Nosso país tenta sair de um terrível pesadelo que nos assolou por quatro anos. Tivemos que conviver diariamente com a intolerância, o discurso de ódio e falas chulas. Esses absurdos se espalharam por uma parte da sociedade, com o mau exemplo vindo do posto mais elevado da nossa hierarquia social. 

É bem verdade que parte dessas pessoas já carregava dentro de si esses horríveis sentimentos e esse tipo de fala. Mesmo que elas não demonstrassem, até mesmo por vergonha ou receio de uma postura de reprovação por parte dos outros. Mas esse período do governo passado acabou motivando a exibição desses atributos, como se fosse algo para se orgulhar. Essa intensificação da violência que tanto tem nos caracterizado, não é um fenômeno que acontece da noite para o dia. É resultado de processo que vai sendo construído cotidianamente, através de atos, omissões, impunidades e discursos. 

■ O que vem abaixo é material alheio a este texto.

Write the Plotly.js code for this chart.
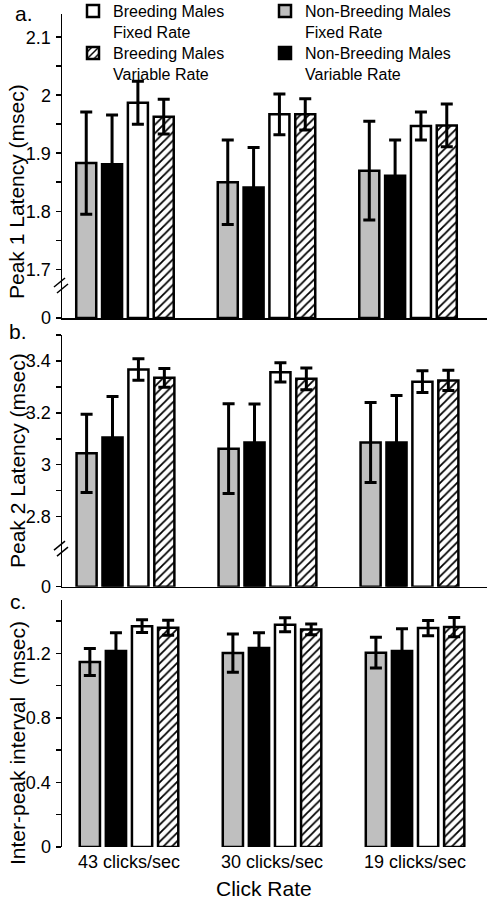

Aquele governo acabou, mas as sequelas deixadas por ele ainda vão nos incomodar por um bom tempo. Bolsonaro não está mais no poder, mas a parte da população que o apoiava e que se mantém fiel aos ditos (des) valores que ele representa, é o bolsonarismo que se espalha em nosso meio, alimentando a intolerância, o ódio e o pensamento rasteiro e negacionista, coisas que contribuíram de forma decisiva para que o Brasil sofresse tantas perdas durante a pandemia e para além dela.

Presenciamos um processo de normalização e institucionalização de algumas práticas, que antes eram socialmente reprovadas. E o que mais tem contribuído para isso, foi justamente o fato de pessoas que estavam em postos importantes, falarem e agirem daquela forma.

São tantas as situações proporcionadas por pessoas desprovidas de qualquer pudor, evidenciando todo o desrespeito e falta de empatia pelos outros. Em um país tão caracterizado pela diversidades, o preconceito e a discriminação provocam muitas feridas. 

É o caso do prefeito de Barra do Piraí que, durante a inauguração de uma estrada defendeu a “castração” de meninas, com a justificativa de que existem muitas crianças no município. Reproduzindo exatamente o que disse o prefeito:

"O que não falta em Barra do Piraí é criança. Cadê o Dione [secretário de Saúde]? Tem que começar a castrar essas meninas. Controlar essa população. É muito filho, cara".

Assim como nesse caso, tivemos ao longo dos últimos anos, incontáveis situações nas quais o ridículo e a crueldade marcaram presença. De onde saíram esses seres desprezíveis?